Information provided:
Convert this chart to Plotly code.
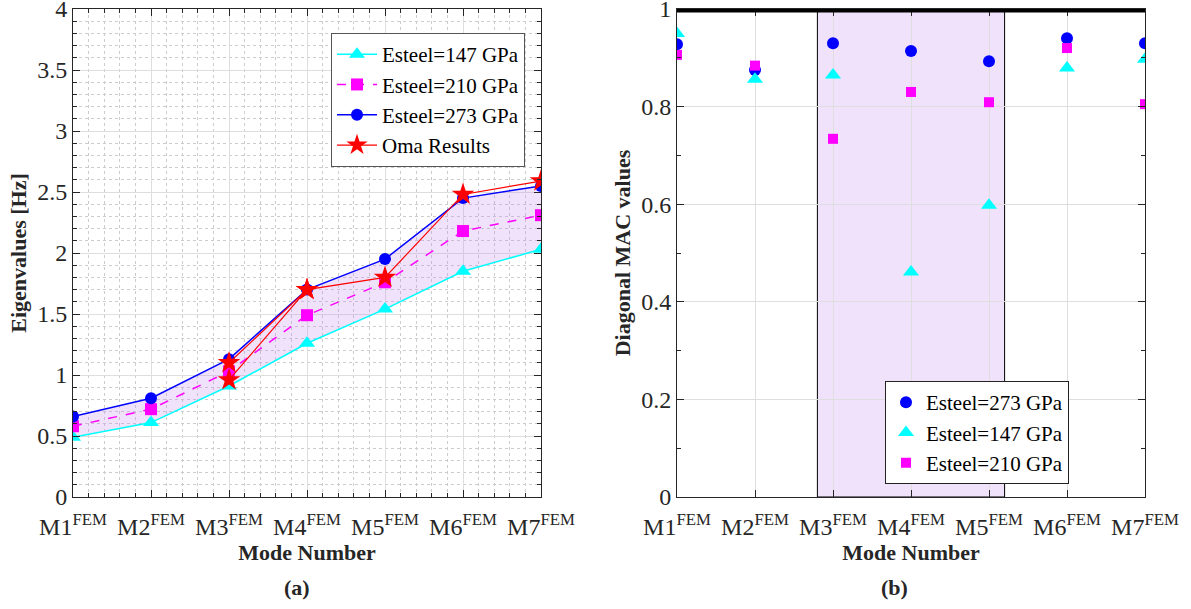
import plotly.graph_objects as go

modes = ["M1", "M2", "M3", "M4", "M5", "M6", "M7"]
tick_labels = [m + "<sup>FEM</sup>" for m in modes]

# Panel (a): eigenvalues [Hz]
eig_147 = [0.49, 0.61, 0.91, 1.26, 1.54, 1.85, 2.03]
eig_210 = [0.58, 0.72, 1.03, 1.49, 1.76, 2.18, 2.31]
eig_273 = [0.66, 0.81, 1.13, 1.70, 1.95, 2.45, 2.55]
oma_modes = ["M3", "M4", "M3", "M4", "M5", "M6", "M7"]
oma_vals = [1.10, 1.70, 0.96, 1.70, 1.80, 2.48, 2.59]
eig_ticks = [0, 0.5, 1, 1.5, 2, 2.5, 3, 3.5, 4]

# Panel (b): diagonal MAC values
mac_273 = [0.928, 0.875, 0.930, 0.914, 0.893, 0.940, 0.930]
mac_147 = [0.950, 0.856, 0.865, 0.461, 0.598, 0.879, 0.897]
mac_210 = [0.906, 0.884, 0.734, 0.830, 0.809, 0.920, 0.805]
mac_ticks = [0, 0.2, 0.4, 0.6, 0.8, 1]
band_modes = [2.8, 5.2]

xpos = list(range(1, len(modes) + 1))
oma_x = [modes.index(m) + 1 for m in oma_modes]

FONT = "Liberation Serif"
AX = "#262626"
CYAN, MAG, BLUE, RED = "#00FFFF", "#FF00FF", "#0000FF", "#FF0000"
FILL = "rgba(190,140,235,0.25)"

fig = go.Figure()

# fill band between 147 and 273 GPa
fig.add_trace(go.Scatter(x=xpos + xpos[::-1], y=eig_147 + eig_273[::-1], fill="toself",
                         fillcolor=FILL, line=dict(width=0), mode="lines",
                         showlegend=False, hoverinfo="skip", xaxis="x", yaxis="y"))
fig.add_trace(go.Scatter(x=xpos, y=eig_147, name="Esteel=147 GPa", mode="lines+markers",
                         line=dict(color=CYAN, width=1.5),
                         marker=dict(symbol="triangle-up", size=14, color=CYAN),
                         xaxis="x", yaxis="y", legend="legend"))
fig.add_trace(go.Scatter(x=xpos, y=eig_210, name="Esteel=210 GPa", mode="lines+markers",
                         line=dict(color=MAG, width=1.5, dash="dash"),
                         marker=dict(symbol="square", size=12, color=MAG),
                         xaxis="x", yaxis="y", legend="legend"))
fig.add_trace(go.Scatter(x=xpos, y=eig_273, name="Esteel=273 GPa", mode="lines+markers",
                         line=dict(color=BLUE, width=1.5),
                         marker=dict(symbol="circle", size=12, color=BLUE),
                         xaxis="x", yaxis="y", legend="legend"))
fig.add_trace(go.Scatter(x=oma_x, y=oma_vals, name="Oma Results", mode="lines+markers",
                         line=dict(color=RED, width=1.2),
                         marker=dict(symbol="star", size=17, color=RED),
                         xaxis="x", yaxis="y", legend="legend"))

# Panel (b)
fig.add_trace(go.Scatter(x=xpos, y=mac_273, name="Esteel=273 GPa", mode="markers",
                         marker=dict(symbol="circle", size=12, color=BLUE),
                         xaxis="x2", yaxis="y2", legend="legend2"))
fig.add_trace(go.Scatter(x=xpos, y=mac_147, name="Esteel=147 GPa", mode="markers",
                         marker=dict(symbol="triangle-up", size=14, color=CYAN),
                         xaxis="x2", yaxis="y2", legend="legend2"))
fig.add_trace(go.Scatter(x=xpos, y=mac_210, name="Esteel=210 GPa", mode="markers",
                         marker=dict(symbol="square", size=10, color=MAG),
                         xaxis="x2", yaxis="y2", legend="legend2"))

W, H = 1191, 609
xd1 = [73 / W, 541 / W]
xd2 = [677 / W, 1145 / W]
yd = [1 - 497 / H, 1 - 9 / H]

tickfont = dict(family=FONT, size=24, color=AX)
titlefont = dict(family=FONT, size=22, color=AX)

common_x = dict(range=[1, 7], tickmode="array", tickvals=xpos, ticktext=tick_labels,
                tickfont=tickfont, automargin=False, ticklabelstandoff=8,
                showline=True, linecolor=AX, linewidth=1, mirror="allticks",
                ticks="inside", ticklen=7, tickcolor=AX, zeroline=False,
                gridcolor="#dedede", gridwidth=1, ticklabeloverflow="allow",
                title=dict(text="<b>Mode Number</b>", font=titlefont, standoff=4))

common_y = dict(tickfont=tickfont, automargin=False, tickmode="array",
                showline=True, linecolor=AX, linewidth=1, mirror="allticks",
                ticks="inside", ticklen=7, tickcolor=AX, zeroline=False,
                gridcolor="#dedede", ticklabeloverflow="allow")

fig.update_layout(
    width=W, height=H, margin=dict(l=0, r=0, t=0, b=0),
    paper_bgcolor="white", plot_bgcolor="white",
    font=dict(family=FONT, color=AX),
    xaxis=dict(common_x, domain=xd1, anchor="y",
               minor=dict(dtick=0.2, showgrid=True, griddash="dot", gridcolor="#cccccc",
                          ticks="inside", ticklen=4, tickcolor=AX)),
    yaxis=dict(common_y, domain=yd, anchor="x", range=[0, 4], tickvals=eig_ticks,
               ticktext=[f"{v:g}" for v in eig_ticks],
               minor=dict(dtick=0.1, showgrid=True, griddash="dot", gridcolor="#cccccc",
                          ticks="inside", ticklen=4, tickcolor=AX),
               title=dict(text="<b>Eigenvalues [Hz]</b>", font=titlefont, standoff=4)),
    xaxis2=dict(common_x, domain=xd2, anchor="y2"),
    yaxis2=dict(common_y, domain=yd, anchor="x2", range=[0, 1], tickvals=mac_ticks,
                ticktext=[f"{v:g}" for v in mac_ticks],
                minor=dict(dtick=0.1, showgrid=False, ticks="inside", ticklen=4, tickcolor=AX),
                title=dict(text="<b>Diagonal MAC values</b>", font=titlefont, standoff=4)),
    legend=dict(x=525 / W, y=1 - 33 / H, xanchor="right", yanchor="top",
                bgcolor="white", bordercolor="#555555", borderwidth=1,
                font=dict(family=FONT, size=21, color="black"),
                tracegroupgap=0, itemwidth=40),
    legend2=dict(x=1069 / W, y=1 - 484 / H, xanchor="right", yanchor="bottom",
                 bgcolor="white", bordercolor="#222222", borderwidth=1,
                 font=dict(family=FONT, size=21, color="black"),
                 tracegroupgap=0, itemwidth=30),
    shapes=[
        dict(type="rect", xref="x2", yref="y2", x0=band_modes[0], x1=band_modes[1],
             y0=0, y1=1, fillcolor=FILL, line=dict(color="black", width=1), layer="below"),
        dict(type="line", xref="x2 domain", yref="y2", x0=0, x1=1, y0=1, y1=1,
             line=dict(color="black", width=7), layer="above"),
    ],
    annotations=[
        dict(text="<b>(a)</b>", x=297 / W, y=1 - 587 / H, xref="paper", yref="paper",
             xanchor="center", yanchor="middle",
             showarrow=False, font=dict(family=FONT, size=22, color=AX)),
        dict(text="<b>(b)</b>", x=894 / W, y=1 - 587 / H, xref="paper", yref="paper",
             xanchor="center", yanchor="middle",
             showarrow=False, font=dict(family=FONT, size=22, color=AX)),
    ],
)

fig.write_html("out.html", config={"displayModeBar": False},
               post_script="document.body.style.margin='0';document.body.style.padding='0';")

What you should do: Keep every word of the data as it is when you write it out, but drop the pictures.

Task answer:
Convert this chart to Plotly code.
import plotly.graph_objects as go

modes = ["M1", "M2", "M3", "M4", "M5", "M6", "M7"]
tick_labels = [m + "<sup>FEM</sup>" for m in modes]

# Panel (a): eigenvalues [Hz]
eig_147 = [0.49, 0.61, 0.91, 1.26, 1.54, 1.85, 2.03]
eig_210 = [0.58, 0.72, 1.03, 1.49, 1.76, 2.18, 2.31]
eig_273 = [0.66, 0.81, 1.13, 1.70, 1.95, 2.45, 2.55]
oma_modes = ["M3", "M4", "M3", "M4", "M5", "M6", "M7"]
oma_vals = [1.10, 1.70, 0.96, 1.70, 1.80, 2.48, 2.59]
eig_ticks = [0, 0.5, 1, 1.5, 2, 2.5, 3, 3.5, 4]

# Panel (b): diagonal MAC values
mac_273 = [0.928, 0.875, 0.930, 0.914, 0.893, 0.940, 0.930]
mac_147 = [0.950, 0.856, 0.865, 0.461, 0.598, 0.879, 0.897]
mac_210 = [0.906, 0.884, 0.734, 0.830, 0.809, 0.920, 0.805]
mac_ticks = [0, 0.2, 0.4, 0.6, 0.8, 1]
band_modes = [2.8, 5.2]

xpos = list(range(1, len(modes) + 1))
oma_x = [modes.index(m) + 1 for m in oma_modes]

FONT = "Liberation Serif"
AX = "#262626"
CYAN, MAG, BLUE, RED = "#00FFFF", "#FF00FF", "#0000FF", "#FF0000"
FILL = "rgba(190,140,235,0.25)"

fig = go.Figure()

# fill band between 147 and 273 GPa
fig.add_trace(go.Scatter(x=xpos + xpos[::-1], y=eig_147 + eig_273[::-1], fill="toself",
                         fillcolor=FILL, line=dict(width=0), mode="lines",
                         showlegend=False, hoverinfo="skip", xaxis="x", yaxis="y"))
fig.add_trace(go.Scatter(x=xpos, y=eig_147, name="Esteel=147 GPa", mode="lines+markers",
                         line=dict(color=CYAN, width=1.5),
                         marker=dict(symbol="triangle-up", size=14, color=CYAN),
                         xaxis="x", yaxis="y", legend="legend"))
fig.add_trace(go.Scatter(x=xpos, y=eig_210, name="Esteel=210 GPa", mode="lines+markers",
                         line=dict(color=MAG, width=1.5, dash="dash"),
                         marker=dict(symbol="square", size=12, color=MAG),
                         xaxis="x", yaxis="y", legend="legend"))
fig.add_trace(go.Scatter(x=xpos, y=eig_273, name="Esteel=273 GPa", mode="lines+markers",
                         line=dict(color=BLUE, width=1.5),
                         marker=dict(symbol="circle", size=12, color=BLUE),
                         xaxis="x", yaxis="y", legend="legend"))
fig.add_trace(go.Scatter(x=oma_x, y=oma_vals, name="Oma Results", mode="lines+markers",
                         line=dict(color=RED, width=1.2),
                         marker=dict(symbol="star", size=17, color=RED),
                         xaxis="x", yaxis="y", legend="legend"))

# Panel (b)
fig.add_trace(go.Scatter(x=xpos, y=mac_273, name="Esteel=273 GPa", mode="markers",
                         marker=dict(symbol="circle", size=12, color=BLUE),
                         xaxis="x2", yaxis="y2", legend="legend2"))
fig.add_trace(go.Scatter(x=xpos, y=mac_147, name="Esteel=147 GPa", mode="markers",
                         marker=dict(symbol="triangle-up", size=14, color=CYAN),
                         xaxis="x2", yaxis="y2", legend="legend2"))
fig.add_trace(go.Scatter(x=xpos, y=mac_210, name="Esteel=210 GPa", mode="markers",
                         marker=dict(symbol="square", size=10, color=MAG),
                         xaxis="x2", yaxis="y2", legend="legend2"))

W, H = 1191, 609
xd1 = [73 / W, 541 / W]
xd2 = [677 / W, 1145 / W]
yd = [1 - 497 / H, 1 - 9 / H]

tickfont = dict(family=FONT, size=24, color=AX)
titlefont = dict(family=FONT, size=22, color=AX)

common_x = dict(range=[1, 7], tickmode="array", tickvals=xpos, ticktext=tick_labels,
                tickfont=tickfont, automargin=False, ticklabelstandoff=8,
                showline=True, linecolor=AX, linewidth=1, mirror="allticks",
                ticks="inside", ticklen=7, tickcolor=AX, zeroline=False,
                gridcolor="#dedede", gridwidth=1, ticklabeloverflow="allow",
                title=dict(text="<b>Mode Number</b>", font=titlefont, standoff=4))

common_y = dict(tickfont=tickfont, automargin=False, tickmode="array",
                showline=True, linecolor=AX, linewidth=1, mirror="allticks",
                ticks="inside", ticklen=7, tickcolor=AX, zeroline=False,
                gridcolor="#dedede", ticklabeloverflow="allow")

fig.update_layout(
    width=W, height=H, margin=dict(l=0, r=0, t=0, b=0),
    paper_bgcolor="white", plot_bgcolor="white",
    font=dict(family=FONT, color=AX),
    xaxis=dict(common_x, domain=xd1, anchor="y",
               minor=dict(dtick=0.2, showgrid=True, griddash="dot", gridcolor="#cccccc",
                          ticks="inside", ticklen=4, tickcolor=AX)),
    yaxis=dict(common_y, domain=yd, anchor="x", range=[0, 4], tickvals=eig_ticks,
               ticktext=[f"{v:g}" for v in eig_ticks],
               minor=dict(dtick=0.1, showgrid=True, griddash="dot", gridcolor="#cccccc",
                          ticks="inside", ticklen=4, tickcolor=AX),
               title=dict(text="<b>Eigenvalues [Hz]</b>", font=titlefont, standoff=4)),
    xaxis2=dict(common_x, domain=xd2, anchor="y2"),
    yaxis2=dict(common_y, domain=yd, anchor="x2", range=[0, 1], tickvals=mac_ticks,
                ticktext=[f"{v:g}" for v in mac_ticks],
                minor=dict(dtick=0.1, showgrid=False, ticks="inside", ticklen=4, tickcolor=AX),
                title=dict(text="<b>Diagonal MAC values</b>", font=titlefont, standoff=4)),
    legend=dict(x=525 / W, y=1 - 33 / H, xanchor="right", yanchor="top",
                bgcolor="white", bordercolor="#555555", borderwidth=1,
                font=dict(family=FONT, size=21, color="black"),
                tracegroupgap=0, itemwidth=40),
    legend2=dict(x=1069 / W, y=1 - 484 / H, xanchor="right", yanchor="bottom",
                 bgcolor="white", bordercolor="#222222", borderwidth=1,
                 font=dict(family=FONT, size=21, color="black"),
                 tracegroupgap=0, itemwidth=30),
    shapes=[
        dict(type="rect", xref="x2", yref="y2", x0=band_modes[0], x1=band_modes[1],
             y0=0, y1=1, fillcolor=FILL, line=dict(color="black", width=1), layer="below"),
        dict(type="line", xref="x2 domain", yref="y2", x0=0, x1=1, y0=1, y1=1,
             line=dict(color="black", width=7), layer="above"),
    ],
    annotations=[
        dict(text="<b>(a)</b>", x=297 / W, y=1 - 587 / H, xref="paper", yref="paper",
             xanchor="center", yanchor="middle",
             showarrow=False, font=dict(family=FONT, size=22, color=AX)),
        dict(text="<b>(b)</b>", x=894 / W, y=1 - 587 / H, xref="paper", yref="paper",
             xanchor="center", yanchor="middle",
             showarrow=False, font=dict(family=FONT, size=22, color=AX)),
    ],
)

fig.write_html("out.html", config={"displayModeBar": False},
               post_script="document.body.style.margin='0';document.body.style.padding='0';")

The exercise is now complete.